Culture Shock and Homesickness

Leaving home and traveling to study, work or volunteer in a new country can be a stressful experience, even though it may be something you have planned and prepared for, many people are surprised when they experience the impact of culture shock, and it can be helpful to realize your experience is completely normal!

Culture shock is simply moving from a familar culture to one that is unfamiliar.  It can include the shock of a new environment, meeting lots of new people and learning the ways of a new country. Here are some factors that can contribute to culture shock:

  • Climate - Dark nights, humidity.
  • Language - Listening and speaking in a new language is tiring, communication barriers.
  • Social roles - social behaviours may confuse, suprise or offend you.
  • Rules of behaviour - As well as the obvious things that hit you immediately when you arrive, such as sights, sounds, smells and tastes, every culture has unspoken rules which affect the way people treat each other. These may be less obvious, but sooner or later you will probably encounter them and once again the effect may be disorientating.
  • Values - Although you may first become aware of cultural differences in your physical environment, (e.g. food, dress, behavior) you may also come to notice that people from other cultures may have very different views of the world from yours.
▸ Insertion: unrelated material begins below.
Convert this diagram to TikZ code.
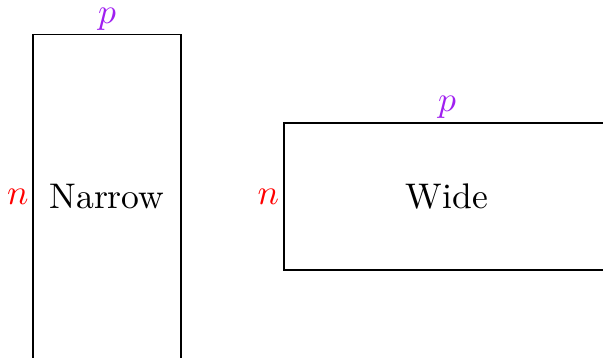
\documentclass[tikz,border=0pt]{standalone}
\definecolor{dimcol}{RGB}{160,32,240}
\begin{document}
\begin{tikzpicture}[x={(0.2809pt,0)}, y={(0,-0.2809pt)},
  shapebox/.style={draw, line width=0.45pt, inner sep=0pt, font=\normalsize},
  outline/.style={draw, line width=0.45pt},
  plabel/.style={text=dimcol, inner sep=1pt},
  nlabel/.style={text=red, inner sep=1pt}]
  \useasboundingbox (0,0) rectangle (603,357);
  \clip (0,0) rectangle (603,357);
  % tall rectangle (its lower edge lies below the frame)
  \node[inner sep=0pt, minimum width=41.3pt, minimum height=90.7pt] (narrow) at (107,196.5) {Narrow};
  \draw[outline] (narrow.north west) rectangle ([yshift=-20pt]narrow.south east);
  \node[plabel, anchor=south] (narrowp) at (narrow.north) {$p$};
  \node[nlabel, anchor=east] (narrown) at (narrow.west) {$n$};
  % flat rectangle
  \node[shapebox, minimum width=91.6pt, minimum height=41.3pt] (wide) at (447,196.5) {Wide};
  \node[plabel, anchor=south] (widep) at (wide.north) {$p$};
  \node[nlabel, anchor=east] (widen) at (wide.west) {$n$};
\end{tikzpicture}
\end{document}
In most cases you can prepare and expect an element of culture shock, but it is the homesickness that can take you by suprise and it will be the little things that can cause this:

  • The pillows and beds are harder/softer than you are used to, which effects your sleep.
  • The food is different, and you are missing some of your favourite foods
  • You miss your family and friends
  • Language barriers and terminology. 

What are the symptoms?

Symptoms of homesickness and culture shock can manifest in both physical and emotional ways, and can be immediate or take several weeks to kick in.

Typical symptoms can include:

  • Increased need to sleep/sleeping badly
  • Compulsive eating or lack of appetite
  • Being hostile/complaining all the time about the host country/cultural disorientation about how to work with and relate to others
  • Language difficulties and mental fatigue from speaking and listening to a foreign language all day
  • Unexplained emotional surges, such as verbal outbursts, being easily angered or crying
  • Increase in physical ailments or pain, or recurrent illness
  • Inability to work effectively
  • Feeling of self-doubt and a sense of failure
  • Calling home much more often than usual
  • Avoiding meeting people or participating in activities
  • Feelings of: helplessness, hopelessness, loneliness, homesickness, slight depression, irritability, boredom, sadness.
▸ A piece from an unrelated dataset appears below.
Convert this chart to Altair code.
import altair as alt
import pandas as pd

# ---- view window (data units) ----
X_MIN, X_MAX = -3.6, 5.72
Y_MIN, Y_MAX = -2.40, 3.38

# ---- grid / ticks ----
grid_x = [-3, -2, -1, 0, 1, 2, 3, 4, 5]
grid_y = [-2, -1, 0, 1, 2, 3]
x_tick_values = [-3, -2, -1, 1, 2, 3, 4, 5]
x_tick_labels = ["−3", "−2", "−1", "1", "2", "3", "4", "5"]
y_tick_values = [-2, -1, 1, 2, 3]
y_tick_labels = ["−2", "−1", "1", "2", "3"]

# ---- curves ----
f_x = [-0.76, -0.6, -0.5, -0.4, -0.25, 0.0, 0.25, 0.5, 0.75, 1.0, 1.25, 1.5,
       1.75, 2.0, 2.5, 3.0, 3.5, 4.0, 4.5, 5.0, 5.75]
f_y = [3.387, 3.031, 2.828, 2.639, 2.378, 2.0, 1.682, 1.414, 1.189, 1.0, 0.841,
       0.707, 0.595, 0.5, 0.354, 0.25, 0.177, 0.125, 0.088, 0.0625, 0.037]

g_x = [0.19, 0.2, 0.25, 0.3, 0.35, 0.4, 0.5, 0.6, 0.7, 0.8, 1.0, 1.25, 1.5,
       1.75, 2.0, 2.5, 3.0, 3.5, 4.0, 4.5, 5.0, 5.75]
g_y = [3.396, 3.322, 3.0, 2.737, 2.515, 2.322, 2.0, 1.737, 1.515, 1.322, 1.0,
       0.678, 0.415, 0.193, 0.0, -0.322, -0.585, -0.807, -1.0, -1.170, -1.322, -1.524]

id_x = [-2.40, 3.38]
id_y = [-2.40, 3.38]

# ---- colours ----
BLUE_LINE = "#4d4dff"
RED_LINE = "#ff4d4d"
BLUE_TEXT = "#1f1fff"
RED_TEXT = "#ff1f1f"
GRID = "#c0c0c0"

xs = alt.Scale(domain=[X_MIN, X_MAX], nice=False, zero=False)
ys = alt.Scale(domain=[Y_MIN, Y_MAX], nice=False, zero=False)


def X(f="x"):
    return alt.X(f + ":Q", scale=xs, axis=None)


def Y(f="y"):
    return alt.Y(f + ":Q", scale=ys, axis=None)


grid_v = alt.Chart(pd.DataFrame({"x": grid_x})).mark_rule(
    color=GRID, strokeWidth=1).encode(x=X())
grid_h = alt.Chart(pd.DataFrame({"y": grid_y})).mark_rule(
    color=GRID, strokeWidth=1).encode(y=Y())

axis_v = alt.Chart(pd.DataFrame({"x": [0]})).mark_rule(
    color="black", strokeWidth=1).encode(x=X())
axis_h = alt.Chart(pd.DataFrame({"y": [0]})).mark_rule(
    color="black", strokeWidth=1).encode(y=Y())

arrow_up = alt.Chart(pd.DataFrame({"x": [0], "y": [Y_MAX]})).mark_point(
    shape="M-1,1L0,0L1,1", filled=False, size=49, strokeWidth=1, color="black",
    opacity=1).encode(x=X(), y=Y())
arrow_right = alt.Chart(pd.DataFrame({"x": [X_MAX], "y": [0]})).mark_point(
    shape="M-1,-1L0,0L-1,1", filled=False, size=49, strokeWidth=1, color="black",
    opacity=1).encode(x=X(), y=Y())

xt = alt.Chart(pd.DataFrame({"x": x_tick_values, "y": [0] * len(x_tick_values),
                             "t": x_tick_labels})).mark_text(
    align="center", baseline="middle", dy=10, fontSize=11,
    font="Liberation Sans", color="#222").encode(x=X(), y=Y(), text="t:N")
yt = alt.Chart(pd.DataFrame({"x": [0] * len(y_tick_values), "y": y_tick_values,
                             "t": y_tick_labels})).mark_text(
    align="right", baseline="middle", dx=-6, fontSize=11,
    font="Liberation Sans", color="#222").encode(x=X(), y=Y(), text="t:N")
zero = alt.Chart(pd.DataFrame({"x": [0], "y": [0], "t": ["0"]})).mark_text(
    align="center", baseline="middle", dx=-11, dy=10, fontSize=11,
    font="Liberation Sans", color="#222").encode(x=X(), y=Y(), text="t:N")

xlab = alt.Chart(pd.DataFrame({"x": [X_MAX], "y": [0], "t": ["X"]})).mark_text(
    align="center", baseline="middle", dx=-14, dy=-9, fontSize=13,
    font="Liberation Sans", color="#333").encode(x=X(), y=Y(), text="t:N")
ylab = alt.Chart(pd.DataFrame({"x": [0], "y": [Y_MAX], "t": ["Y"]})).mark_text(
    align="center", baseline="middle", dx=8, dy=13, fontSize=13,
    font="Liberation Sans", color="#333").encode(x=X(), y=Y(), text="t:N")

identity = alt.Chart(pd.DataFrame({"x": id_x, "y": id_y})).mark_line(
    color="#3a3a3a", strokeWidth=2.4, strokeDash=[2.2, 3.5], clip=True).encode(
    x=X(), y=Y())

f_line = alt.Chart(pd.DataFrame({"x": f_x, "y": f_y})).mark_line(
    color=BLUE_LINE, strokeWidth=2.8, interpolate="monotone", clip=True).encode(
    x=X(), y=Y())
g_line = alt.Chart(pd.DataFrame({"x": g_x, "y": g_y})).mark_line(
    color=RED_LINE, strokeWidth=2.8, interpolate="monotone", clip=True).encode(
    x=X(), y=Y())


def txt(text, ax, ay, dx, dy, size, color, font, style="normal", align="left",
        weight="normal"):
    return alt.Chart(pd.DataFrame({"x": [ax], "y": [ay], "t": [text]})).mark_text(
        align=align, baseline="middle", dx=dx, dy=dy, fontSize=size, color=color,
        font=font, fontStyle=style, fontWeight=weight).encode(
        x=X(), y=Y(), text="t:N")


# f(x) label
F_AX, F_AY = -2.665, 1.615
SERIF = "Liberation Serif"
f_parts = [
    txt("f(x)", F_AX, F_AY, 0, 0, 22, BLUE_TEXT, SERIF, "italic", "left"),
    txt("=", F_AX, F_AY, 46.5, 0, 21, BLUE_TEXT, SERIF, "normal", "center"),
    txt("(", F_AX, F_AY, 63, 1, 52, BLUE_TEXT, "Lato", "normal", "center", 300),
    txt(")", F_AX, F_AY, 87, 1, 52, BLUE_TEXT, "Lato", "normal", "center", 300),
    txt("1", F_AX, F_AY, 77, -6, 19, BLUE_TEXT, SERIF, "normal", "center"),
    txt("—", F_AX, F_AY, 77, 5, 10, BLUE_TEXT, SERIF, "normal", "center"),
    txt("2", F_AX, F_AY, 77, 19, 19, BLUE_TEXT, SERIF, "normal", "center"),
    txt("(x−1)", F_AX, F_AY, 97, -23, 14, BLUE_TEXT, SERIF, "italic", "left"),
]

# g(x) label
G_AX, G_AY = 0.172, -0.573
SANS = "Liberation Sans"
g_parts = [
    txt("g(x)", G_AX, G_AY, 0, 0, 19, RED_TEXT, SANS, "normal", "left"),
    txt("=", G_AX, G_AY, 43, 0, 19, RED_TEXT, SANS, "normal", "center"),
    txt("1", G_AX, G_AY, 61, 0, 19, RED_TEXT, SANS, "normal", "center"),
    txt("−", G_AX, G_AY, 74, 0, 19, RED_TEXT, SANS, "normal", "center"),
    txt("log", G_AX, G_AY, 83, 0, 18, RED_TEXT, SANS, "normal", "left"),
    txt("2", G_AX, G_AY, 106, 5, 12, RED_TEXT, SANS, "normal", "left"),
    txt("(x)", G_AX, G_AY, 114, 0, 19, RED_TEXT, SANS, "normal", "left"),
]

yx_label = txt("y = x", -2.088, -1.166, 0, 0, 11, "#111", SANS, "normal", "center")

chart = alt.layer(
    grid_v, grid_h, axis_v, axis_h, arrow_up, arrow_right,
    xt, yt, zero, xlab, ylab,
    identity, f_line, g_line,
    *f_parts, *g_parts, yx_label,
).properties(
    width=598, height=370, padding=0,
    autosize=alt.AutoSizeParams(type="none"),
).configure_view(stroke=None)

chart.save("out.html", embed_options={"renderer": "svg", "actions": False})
The UK Council for International Student Affairs website has a good explanation about the different phases of culture shock and IES Abroad have really good blogs from students who have experienced homesickness and culture shock.
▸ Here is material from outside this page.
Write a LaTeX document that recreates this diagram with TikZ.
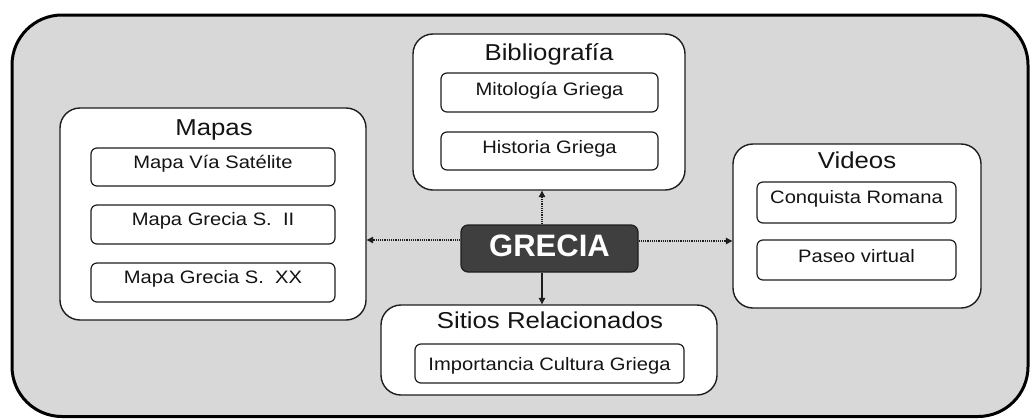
\documentclass[tikz,border=0pt]{standalone}
\usepackage{fontspec}
\setmainfont[FakeStretch=1.12]{Liberation Sans}
\newfontfamily\grfont{Liberation Sans}
\usetikzlibrary{arrows.meta}
\definecolor{bggray}{HTML}{D8D8D8}
\definecolor{darkbox}{HTML}{3F3F3F}
\definecolor{edge}{HTML}{1E1E1E}
\tikzset{
  groupbox/.style={draw=edge, line width=1.4pt, fill=white, rounded corners=20pt, inner sep=0pt},
  itembox/.style={draw=edge, line width=1.2pt, fill=white, rounded corners=6pt, inner sep=0pt},
  titletext/.style={anchor=base, inner sep=0pt, font=\fontsize{23}{26}\selectfont, text=black!92},
  itemtext/.style={anchor=base, inner sep=0pt, font=\fontsize{18}{20}\selectfont, text=black!92},
  centerbox/.style={draw=edge, line width=1.2pt, fill=darkbox, rounded corners=7pt, inner sep=0pt},
  link/.style={line width=1.1pt, draw=edge, -{Triangle[length=6.5pt,width=6.5pt]}},
  dottedlink/.style={link, dash pattern=on 1.2pt off 1pt}
}
\begin{document}
\begin{tikzpicture}[x=1pt,y=-1pt]
\useasboundingbox (0,0) rectangle (1030,418);
% outer frame
\draw[line width=3pt, draw=black, fill=bggray, rounded corners=50pt] (12,15) rectangle (1028,416.5);

% Bibliografia
\node[groupbox, minimum width=272pt, minimum height=156pt] (biblio) at (549,112) {};
\node[titletext] (bibliot) at (549,60) {Bibliografía};
\node[itembox, minimum width=217pt, minimum height=39pt] (mito) at (549.5,92.5) {};
\node[itemtext] (mitot) at (549.5,95) {Mitología Griega};
\node[itembox, minimum width=217pt, minimum height=38pt] (hist) at (549.5,151) {};
\node[itemtext] (histt) at (549.5,153) {Historia Griega};

% Mapas
\node[groupbox, minimum width=306pt, minimum height=212pt] (mapas) at (213,214) {};
\node[titletext] (mapast) at (214,135) {Mapas};
\node[itembox, minimum width=244pt, minimum height=38pt] (m1) at (213,167) {};
\node[itemtext] (m1t) at (213,168) {Mapa Vía Satélite};
\node[itembox, minimum width=244pt, minimum height=39pt] (m2) at (213,224.5) {};
\node[itemtext] (m2t) at (213,225) {Mapa Grecia S.\ \ II};
\node[itembox, minimum width=244pt, minimum height=39pt] (m3) at (213,282.5) {};
\node[itemtext] (m3t) at (213,283) {Mapa Grecia S.\ \ XX};

% Videos
\node[groupbox, minimum width=248pt, minimum height=164pt] (videos) at (857,226) {};
\node[titletext] (videost) at (857,168) {Videos};
\node[itembox, minimum width=199pt, minimum height=41pt] (v1) at (856.5,202.5) {};
\node[itemtext] (v1t) at (856.5,203) {Conquista Romana};
\node[itembox, minimum width=199pt, minimum height=40pt] (v2) at (856.5,260) {};
\node[itemtext] (v2t) at (856.5,262) {Paseo virtual};

% Sitios Relacionados
\node[groupbox, minimum width=336pt, minimum height=90pt] (sitios) at (549,350) {};
\node[titletext] (sitiost) at (550,328) {Sitios Relacionados};
\node[itembox, minimum width=269pt, minimum height=39pt] (s1) at (549.5,363.5) {};
\node[itemtext] (s1t) at (549.5,370) {Importancia Cultura Griega};

% GRECIA
\node[centerbox, minimum width=177pt, minimum height=47pt] (grecia) at (549.5,248.5) {};
\node[anchor=base, inner sep=0pt, text=white, font=\grfont\bfseries\fontsize{31}{34}\selectfont] (greciat) at (549.5,256) {GRECIA};

% connectors
\coordinate (vx) at (542,0);
\draw[dottedlink] (grecia.west |- 0,240) -- (mapas.east |- 0,240);
\draw[dottedlink] (grecia.east |- 0,241) -- (videos.west |- 0,241);
\draw[dottedlink] (grecia.north -| vx) -- (biblio.south -| vx);
\draw[link] (grecia.south -| vx) -- (sitios.north -| vx);
\end{tikzpicture}
\end{document}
How to overcome these feelings

One of the key key things in overcoming homesickness and culture shock is to stop looking at the big picture and just take small steps. You should find that as you adjust slowly to your host culture and environment and begin to find your way around, you will start to feel more settled and at home in your new environment.

You may find the following suggestions helpful:

  • Don't give yourself a hard time. Lots of students are feeling the same way and it is perfectly normal.
  • Make your new room your own by decorating it with familiar things from home.
  • Get out there and explore, the more you familiarise yourself with your new environment, the less intimidating it will be.
  • Limit social media. If you wake up every day and spend the first hour catching up on what your friends and family are doing back home, you’re bound to feel homesick. Put away Facebook and Instagram, and start taking your own pictures, then share them on social media and wait to hear the lovely comments from your friends and family!
  • Make sure you get enough sleep and try to eat a healthy diet. This is really important as if you’re already feeling a bit down this can have a huge impact on your mood.
  • Go and speak to your host university’s study abroad office or counselling service to get advice. 
  • Most students will find their homesickness and culture shock fades and do not need formal wellbeing support. However, if it is affecting your ability to take part in social or academic activities, please let us know, or Student Support or the Counselling Service here in Manchester. The Counselling Service remains open to students who are on a placement abroad and can offer you confidential advice and can arrange video call counselling sessions with counsellors. You can also use their SilverCloud service which uses clinically proven tools to identify key problems and offers programmes of activity to help you overcome them.